Examples of accomplishments in BESC's first five years include creating a modified switchgrass with an improved biofuel yield that has now reached field trials with a commercial partner, and developing a genetically modified yeast that has the added ability to digest sugars from plant cellulose, along with its inherent ability to ferment the sugar into biofuels.

"With nearly 500 publications under our belt along with over 100 invention disclosures, some of which have already been licensed, we believe we have redefined the boundaries of recalcitrance research. This will accelerate the rate of discoveries and developments that will serve to enhance the emergent cellulosic biofuels enterprise," Gilna said.

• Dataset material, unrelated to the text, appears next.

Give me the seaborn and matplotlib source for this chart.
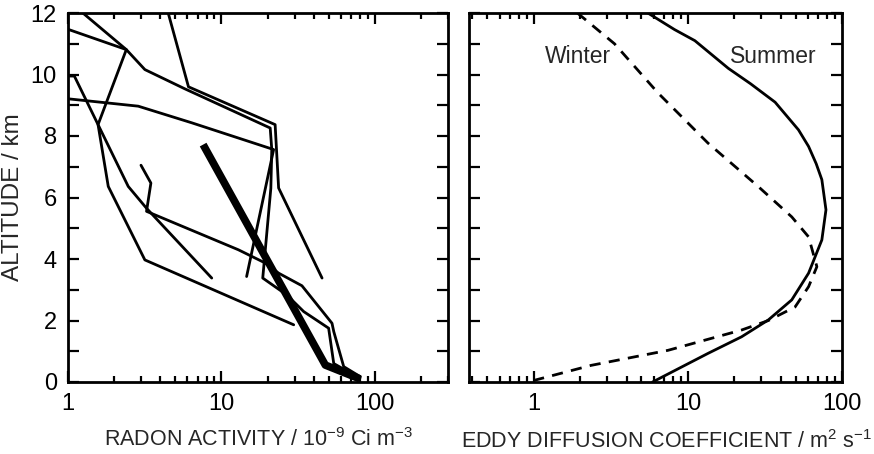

The center's research focuses on three areas: biomass formation and modification—"making better bioenergy plants"; biomass deconstruction and conversion— "making better biofuel-producing microbes"; and the enabling technologies of characterization and modeling. The BESC approach involves; (1) Genetically designing plants, or discovering naturally occurring plants, with cell walls that can be deconstructed rapidly and easily; and

(2) Engineering improvements in enzymes and microbes that can convert plant biomass to biofuels in a single step.

BESC's ability to design, conduct, and analyze wide-ranging experiments such as genotyping and high-throughput recalcitrance phenotyping studies of large-scale plant feedstocks has been key to its success in overcoming the biological and technical barrier of biomass recalcitrance.

New insights into plant genetics, cell wall composition and cellulose conversion are emerging from laboratory experiments, characterization techniques such as neutron scattering and microscopy, computer simulation and expanded genetic databases. The new knowledge is used to build better understanding and models of lignocellulose destruction, which will lead to better processes for releasing sugars for biofuel production.